I turn and walk out her apartment door. She doesn’t say a word to try and halt me.
*
A week goes by and I don’t hear from her. I pick up the phone several times, but I never get around to dialing the last four digits of her new, unlisted phone number. No one’s called since I had the trap installed. No one but me. Whoever was calling her — namely Chaka — isn’t able to freely access the telephone from his jail cell. His calls are screened, lately.
We didn’t really need the trap to figure out who the caller was, but it would’ve been more evidence in the stalking charge.
I go to dinner at Doc’s. His new wife, Mari, makes an Indian dish I can’t pronounce, but I know it’s got plenty of garlic in it. The Indians have at least garlic in common with us guineas.
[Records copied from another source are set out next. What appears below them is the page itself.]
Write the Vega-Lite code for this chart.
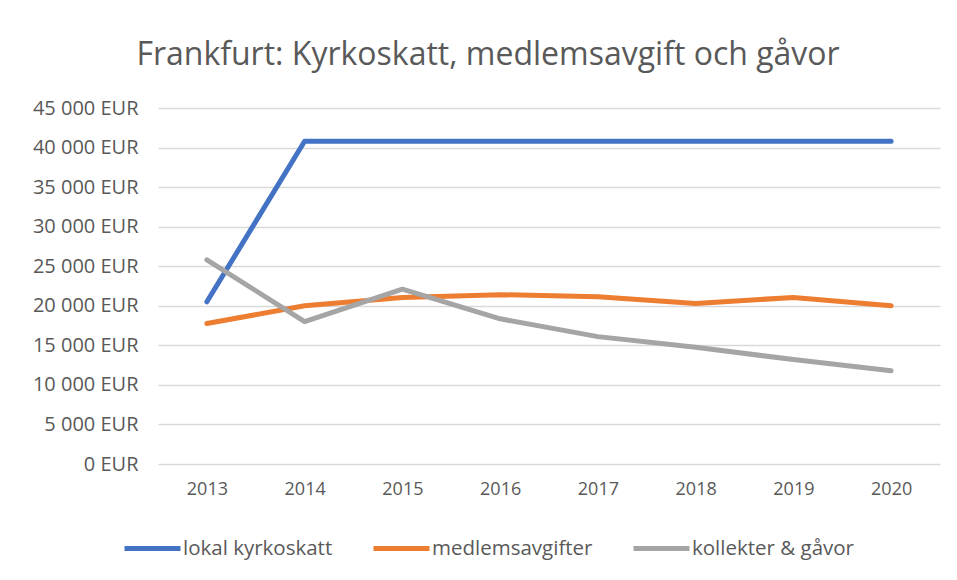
{
  "$schema": "https://vega.github.io/schema/vega-lite/v6.json",
  "width": 782,
  "height": 356,
  "autosize": {"type": "none"},
  "padding": {"left": 158, "top": 108, "right": 17, "bottom": 116},
  "background": "white",
  "title": {
    "text": "Frankfurt: Kyrkoskatt, medlemsavgift och gåvor",
    "font": "Open Sans",
    "fontSize": 32,
    "fontWeight": "normal",
    "color": "#595959",
    "anchor": "middle",
    "dx": -61,
    "baseline": "alphabetic",
    "offset": 1
  },
  "config": {
    "view": {"stroke": null},
    "font": "Open Sans"
  },
  "data": {
    "values": [
      {"year": "2013", "series": "lokal kyrkoskatt", "value": 20500},
      {"year": "2014", "series": "lokal kyrkoskatt", "value": 40800},
      {"year": "2015", "series": "lokal kyrkoskatt", "value": 40800},
      {"year": "2016", "series": "lokal kyrkoskatt", "value": 40800},
      {"year": "2017", "series": "lokal kyrkoskatt", "value": 40800},
      {"year": "2018", "series": "lokal kyrkoskatt", "value": 40800},
      {"year": "2019", "series": "lokal kyrkoskatt", "value": 40800},
      {"year": "2020", "series": "lokal kyrkoskatt", "value": 40800},
      {"year": "2013", "series": "medlemsavgifter", "value": 17750},
      {"year": "2014", "series": "medlemsavgifter", "value": 20000},
      {"year": "2015", "series": "medlemsavgifter", "value": 21050},
      {"year": "2016", "series": "medlemsavgifter", "value": 21400},
      {"year": "2017", "series": "medlemsavgifter", "value": 21150},
      {"year": "2018", "series": "medlemsavgifter", "value": 20300},
      {"year": "2019", "series": "medlemsavgifter", "value": 21050},
      {"year": "2020", "series": "medlemsavgifter", "value": 20000},
      {"year": "2013", "series": "kollekter & gåvor", "value": 25800},
      {"year": "2014", "series": "kollekter & gåvor", "value": 18000},
      {"year": "2015", "series": "kollekter & gåvor", "value": 22100},
      {"year": "2016", "series": "kollekter & gåvor", "value": 18350},
      {"year": "2017", "series": "kollekter & gåvor", "value": 16100},
      {"year": "2018", "series": "kollekter & gåvor", "value": 14750},
      {"year": "2019", "series": "kollekter & gåvor", "value": 13200},
      {"year": "2020", "series": "kollekter & gåvor", "value": 11800}
    ]
  },
  "mark": {"type": "line", "strokeWidth": 5, "strokeCap": "round", "strokeJoin": "round"},
  "encoding": {
    "x": {
      "field": "year",
      "type": "ordinal",
      "scale": {"type": "point", "padding": 0.5},
      "axis": {
        "title": null,
        "labelAngle": 0,
        "labelFont": "Open Sans",
        "labelFontSize": 18,
        "labelColor": "#595959",
        "labelPadding": 16,
        "ticks": false,
        "domain": false,
        "grid": false
      }
    },
    "y": {
      "field": "value",
      "type": "quantitative",
      "scale": {"domain": [0, 45000], "nice": false},
      "axis": {
        "title": null,
        "values": [0, 5000, 10000, 15000, 20000, 25000, 30000, 35000, 40000, 45000],
        "labelExpr": "replace(format(datum.value, ','), ',', ' ') + ' EUR'",
        "labelFont": "Open Sans",
        "labelFontSize": 20,
        "labelColor": "#595959",
        "labelPadding": 20,
        "ticks": false,
        "domain": false,
        "grid": true,
        "gridColor": "#D9D9D9",
        "gridWidth": 1.5
      }
    },
    "color": {
      "field": "series",
      "type": "nominal",
      "sort": ["lokal kyrkoskatt", "medlemsavgifter", "kollekter & gåvor"],
      "scale": {
        "domain": ["lokal kyrkoskatt", "medlemsavgifter", "kollekter & gåvor"],
        "range": ["#4472C4", "#ED7D31", "#A5A5A5"]
      },
      "legend": {
        "title": null,
        "orient": "none",
        "legendX": -36,
        "legendY": 410,
        "direction": "horizontal",
        "symbolType": "stroke",
        "symbolSize": 3136,
        "symbolStrokeWidth": 5,
        "labelFont": "Open Sans",
        "labelFontSize": 20.5,
        "labelColor": "#595959",
        "labelOffset": 0,
        "labelLimit": 400,
        "columnPadding": 30
      }
    }
  }
}
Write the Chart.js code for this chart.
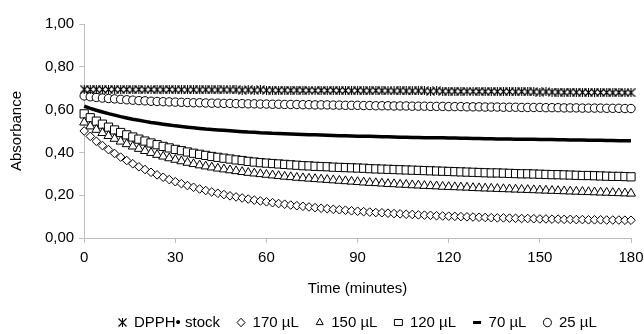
<!DOCTYPE html>
<html>
<head>
<meta charset="utf-8">
<script src="https://cdn.jsdelivr.net/npm/chart.js@4.4.1/dist/chart.umd.min.js"></script>
<style>
  html, body { margin: 0; padding: 0; background: #fff; }
  #wrap { width: 644px; height: 334px; }
</style>
</head>
<body>
<div id="wrap"><canvas id="absChart" width="644" height="334"></canvas></div>
<script>
// sampling times (minutes)
const times = [
  0, 2, 4, 6, 8, 10, 12, 14, 16, 18,
  20, 22, 24, 26, 28, 30, 32, 34, 36, 38,
  40, 42, 44, 46, 48, 50, 52, 54, 56, 58,
  60, 62, 64, 66, 68, 70, 72, 74, 76, 78,
  80, 82, 84, 86, 88, 90, 92, 94, 96, 98,
  100, 102, 104, 106, 108, 110, 112, 114, 116, 118,
  120, 122, 124, 126, 128, 130, 132, 134, 136, 138,
  140, 142, 144, 146, 148, 150, 152, 154, 156, 158,
  160, 162, 164, 166, 168, 170, 172, 174, 176, 178,
  180
];

const dpphStock = [
  0.695, 0.694, 0.695, 0.694, 0.694, 0.695, 0.694, 0.694, 0.693, 0.694,
  0.693, 0.694, 0.693, 0.693, 0.694, 0.693, 0.693, 0.692, 0.693, 0.692,
  0.693, 0.692, 0.692, 0.693, 0.692, 0.692, 0.691, 0.692, 0.691, 0.692,
  0.691, 0.691, 0.690, 0.691, 0.690, 0.691, 0.690, 0.690, 0.689, 0.690,
  0.689, 0.690, 0.689, 0.689, 0.688, 0.689, 0.688, 0.688, 0.689, 0.688,
  0.688, 0.687, 0.688, 0.687, 0.687, 0.688, 0.687, 0.686, 0.687, 0.686,
  0.686, 0.686, 0.685, 0.686, 0.685, 0.685, 0.684, 0.685, 0.684, 0.684,
  0.684, 0.683, 0.684, 0.683, 0.683, 0.682, 0.683, 0.682, 0.682, 0.681,
  0.682, 0.681, 0.681, 0.680, 0.681, 0.680, 0.680, 0.679, 0.680, 0.679,
  0.679
];

const ul170 = [
  0.500, 0.475, 0.452, 0.432, 0.413, 0.395, 0.378, 0.362, 0.347, 0.333,
  0.320, 0.307, 0.295, 0.284, 0.273, 0.263, 0.254, 0.245, 0.237, 0.229,
  0.222, 0.215, 0.209, 0.203, 0.197, 0.192, 0.187, 0.182, 0.177, 0.173,
  0.169, 0.165, 0.161, 0.158, 0.154, 0.151, 0.148, 0.145, 0.142, 0.139,
  0.137, 0.134, 0.132, 0.130, 0.127, 0.125, 0.123, 0.121, 0.119, 0.118,
  0.116, 0.114, 0.113, 0.111, 0.110, 0.108, 0.107, 0.106, 0.104, 0.103,
  0.102, 0.101, 0.100, 0.099, 0.098, 0.097, 0.096, 0.095, 0.094, 0.094,
  0.093, 0.092, 0.091, 0.091, 0.090, 0.089, 0.089, 0.088, 0.088, 0.087,
  0.087, 0.086, 0.086, 0.085, 0.085, 0.085, 0.084, 0.084, 0.084, 0.083,
  0.083
];

const ul150 = [
  0.540, 0.522, 0.506, 0.491, 0.477, 0.464, 0.451, 0.439, 0.428, 0.417,
  0.407, 0.398, 0.389, 0.381, 0.373, 0.366, 0.359, 0.352, 0.346, 0.340,
  0.335, 0.330, 0.325, 0.321, 0.317, 0.313, 0.309, 0.305, 0.302, 0.299,
  0.296, 0.293, 0.290, 0.287, 0.285, 0.282, 0.280, 0.278, 0.276, 0.274,
  0.272, 0.270, 0.268, 0.266, 0.264, 0.262, 0.260, 0.258, 0.257, 0.255,
  0.253, 0.252, 0.250, 0.249, 0.247, 0.246, 0.244, 0.243, 0.242, 0.240,
  0.239, 0.238, 0.237, 0.236, 0.234, 0.233, 0.232, 0.231, 0.230, 0.229,
  0.228, 0.227, 0.226, 0.225, 0.224, 0.223, 0.222, 0.221, 0.220, 0.219,
  0.218, 0.217, 0.216, 0.215, 0.214, 0.213, 0.212, 0.211, 0.210, 0.209,
  0.208
];

const ul120 = [
  0.580, 0.562, 0.546, 0.532, 0.518, 0.505, 0.493, 0.482, 0.472, 0.462,
  0.453, 0.444, 0.436, 0.428, 0.421, 0.414, 0.408, 0.402, 0.396, 0.391,
  0.386, 0.381, 0.377, 0.373, 0.369, 0.365, 0.362, 0.358, 0.355, 0.352,
  0.350, 0.348, 0.346, 0.344, 0.342, 0.340, 0.338, 0.337, 0.335, 0.334,
  0.333, 0.331, 0.330, 0.329, 0.328, 0.327, 0.326, 0.324, 0.323, 0.322,
  0.321, 0.320, 0.319, 0.318, 0.317, 0.316, 0.315, 0.314, 0.313, 0.312,
  0.311, 0.310, 0.309, 0.308, 0.307, 0.306, 0.305, 0.304, 0.304, 0.303,
  0.302, 0.301, 0.300, 0.300, 0.299, 0.298, 0.297, 0.296, 0.296, 0.295,
  0.294, 0.293, 0.292, 0.292, 0.291, 0.290, 0.289, 0.288, 0.288, 0.287,
  0.286
];

const ul70 = [
  0.616, 0.606, 0.597, 0.589, 0.581, 0.574, 0.567, 0.561, 0.555, 0.550,
  0.545, 0.540, 0.536, 0.532, 0.528, 0.524, 0.521, 0.518, 0.515, 0.512,
  0.509, 0.507, 0.505, 0.503, 0.501, 0.499, 0.497, 0.495, 0.494, 0.492,
  0.491, 0.489, 0.488, 0.487, 0.486, 0.485, 0.484, 0.483, 0.482, 0.481,
  0.480, 0.479, 0.478, 0.478, 0.477, 0.476, 0.475, 0.475, 0.474, 0.473,
  0.473, 0.472, 0.471, 0.471, 0.470, 0.470, 0.469, 0.469, 0.468, 0.468,
  0.467, 0.467, 0.466, 0.466, 0.465, 0.465, 0.464, 0.464, 0.463, 0.463,
  0.463, 0.462, 0.462, 0.461, 0.461, 0.460, 0.460, 0.460, 0.459, 0.459,
  0.458, 0.458, 0.458, 0.457, 0.457, 0.457, 0.456, 0.456, 0.455, 0.455,
  0.455
];

const ul25 = [
  0.664, 0.660, 0.657, 0.654, 0.652, 0.650, 0.648, 0.646, 0.644, 0.642,
  0.641, 0.639, 0.638, 0.637, 0.636, 0.635, 0.634, 0.633, 0.632, 0.632,
  0.631, 0.630, 0.630, 0.629, 0.629, 0.628, 0.628, 0.627, 0.627, 0.626,
  0.626, 0.625, 0.625, 0.624, 0.624, 0.624, 0.623, 0.623, 0.622, 0.622,
  0.622, 0.621, 0.621, 0.620, 0.620, 0.620, 0.619, 0.619, 0.618, 0.618,
  0.618, 0.617, 0.617, 0.617, 0.616, 0.616, 0.616, 0.615, 0.615, 0.615,
  0.614, 0.614, 0.614, 0.613, 0.613, 0.613, 0.612, 0.612, 0.612, 0.611,
  0.611, 0.611, 0.610, 0.610, 0.610, 0.610, 0.609, 0.609, 0.609, 0.608,
  0.608, 0.608, 0.607, 0.607, 0.607, 0.607, 0.606, 0.606, 0.606, 0.605,
  0.605
];

const seriesNames = ['DPPH\u2022 stock', '170 \u00b5L', '150 \u00b5L', '120 \u00b5L', '70 \u00b5L', '25 \u00b5L'];

const xTicks = [0, 30, 60, 90, 120, 150, 180];
const yTicks = [0, 0.2, 0.4, 0.6, 0.8, 1.0];
const yTickLabels = ['0,00', '0,20', '0,40', '0,60', '0,80', '1,00'];

// --- Excel-like star marker (X with a vertical bar) ---
const starMarker = document.createElement('canvas');
starMarker.width = 9;
starMarker.height = 9;
(function () {
  const c = starMarker.getContext('2d');
  c.strokeStyle = '#000';
  c.lineWidth = 1.1;
  c.beginPath();
  c.moveTo(0.5, 0.5); c.lineTo(8.5, 8.5);
  c.moveTo(8.5, 0.5); c.lineTo(0.5, 8.5);
  c.moveTo(4.5, 0); c.lineTo(4.5, 9);
  c.stroke();
})();

function toPoints(values) {
  return times.map((t, i) => ({ x: t, y: values[i] }));
}

function markerSet(label, values, style, radius) {
  return {
    label: label,
    data: toPoints(values),
    showLine: false,
    pointStyle: style,
    pointRadius: radius,
    pointHoverRadius: radius,
    pointBackgroundColor: '#ffffff',
    pointBorderColor: '#000000',
    pointBorderWidth: 1,
    backgroundColor: '#ffffff',
    borderColor: '#000000',
    clip: false
  };
}

const font = { family: '"Liberation Sans", Arial, sans-serif', size: 15 };
const axisGray = '#bdbdbd';

new Chart(document.getElementById('absChart'), {
  type: 'line',
  data: {
    datasets: [
      markerSet(seriesNames[0], dpphStock, starMarker, 4.5),
      markerSet(seriesNames[1], ul170, 'rectRot', 4.3),
      markerSet(seriesNames[2], ul150, 'triangle', 5.2),
      markerSet(seriesNames[3], ul120, 'rect', 5.8),
      {
        label: seriesNames[4],
        data: toPoints(ul70),
        showLine: true,
        borderColor: '#000000',
        backgroundColor: '#000000',
        borderWidth: 3.5,
        pointStyle: 'line',
        pointRadius: 0,
        pointBorderColor: '#000000',
        pointBackgroundColor: '#000000',
        pointBorderWidth: 3,
        tension: 0,
        clip: false
      },
      markerSet(seriesNames[5], ul25, 'circle', 4.2)
    ]
  },
  options: {
    responsive: false,
    animation: false,
    layout: { padding: { left: 8, right: 0, top: 24, bottom: -6 } },
    scales: {
      x: {
        type: 'linear',
        min: 0,
        max: 180,
        afterBuildTicks: axis => { axis.ticks = xTicks.map(v => ({ value: v })); },
        afterFit: axis => { axis.paddingRight = 13; },
        grid: { drawOnChartArea: false, drawTicks: true, tickLength: 5, color: axisGray },
        border: { color: axisGray, width: 1 },
        ticks: { color: '#000', font: font, padding: 6, maxRotation: 0 },
        title: { display: true, text: 'Time (minutes)', color: '#000', font: font, padding: { top: 7, bottom: 0 } }
      },
      y: {
        min: 0,
        max: 1,
        afterBuildTicks: axis => { axis.ticks = yTicks.map(v => ({ value: v })); },
        grid: { drawOnChartArea: false, drawTicks: true, tickLength: 5, color: axisGray },
        border: { color: axisGray, width: 1 },
        ticks: { color: '#000', font: font, padding: 5, callback: (v, i) => yTickLabels[i] },
        title: { display: true, text: 'Absorbance', color: '#000', font: font, padding: { top: 0, bottom: 14 } }
      }
    },
    plugins: {
      legend: {
        position: 'bottom',
        fullSize: false,
        labels: { usePointStyle: true, pointStyleWidth: 8, boxHeight: 6, color: '#000', font: font, padding: 17 }
      },
      tooltip: { enabled: false }
    }
  }
});
</script>
</body>
</html>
“You’re having difficulties,” Doc says at the dinner table.
“What?” I answer.
“What’s wrong? You haven’t said a w
ord about her in over a week,” he replies.
Mari watches me. She’s a beautiful black woman herself. She’s as dark as Celia, without the African features, naturally.
“You playing detective off the clock?” I grin.
“Why don’t you just say what it is?”
“I haven’t seen her in over a week.”
I look down at Mari and I remember she’s an M.D. Not a shrink, but she’s at least in the same basic ballpark.
I explain about Celia’s mood swings, about her lapses into wherever it is that she escapes to.
“She should see a psychiatrist. I’m not trained in that field, as you know, but it sounds like she’s suffering from something like a delayed stress syndrome. You know, what soldiers suffered when they came back from war. Harold said he knew people from the Korean War who had the same symptoms you’re describing. It’s almost like dissociation. They try to distance themselves from the people they care most about. But don’t take my word for it. Get her some real therapy.”
“I tried. But she didn’t show up to the first two sessions. She said she had to work over, both times. But I think she just blew them off because the second time she said she needed to work overtime, I called the hospital and asked for her, but she wasn’t there.”
“Did you find out from her where she actually was?” Doc asks.
“Yeah. She got very vague. Angry, too. She pulled the same kind of scene she pulled with the couch I bought her.”
Mari is watching me, but she doesn’t say anything else.
“Hey. The meal was spectacular, Mari. First class stuff.”
I become awkward when I talk about Celia and me. It doesn’t matter who I’m telling it to.
I start to sway and stagger, verbally.
“Get her to the sessions, Jimmy. She sounds like she’s on the way down. The way I was headed when those two kids got shot on the west side.”
Doc is looking at me with his serious stare. He saves it for when he really wants me to pay attention.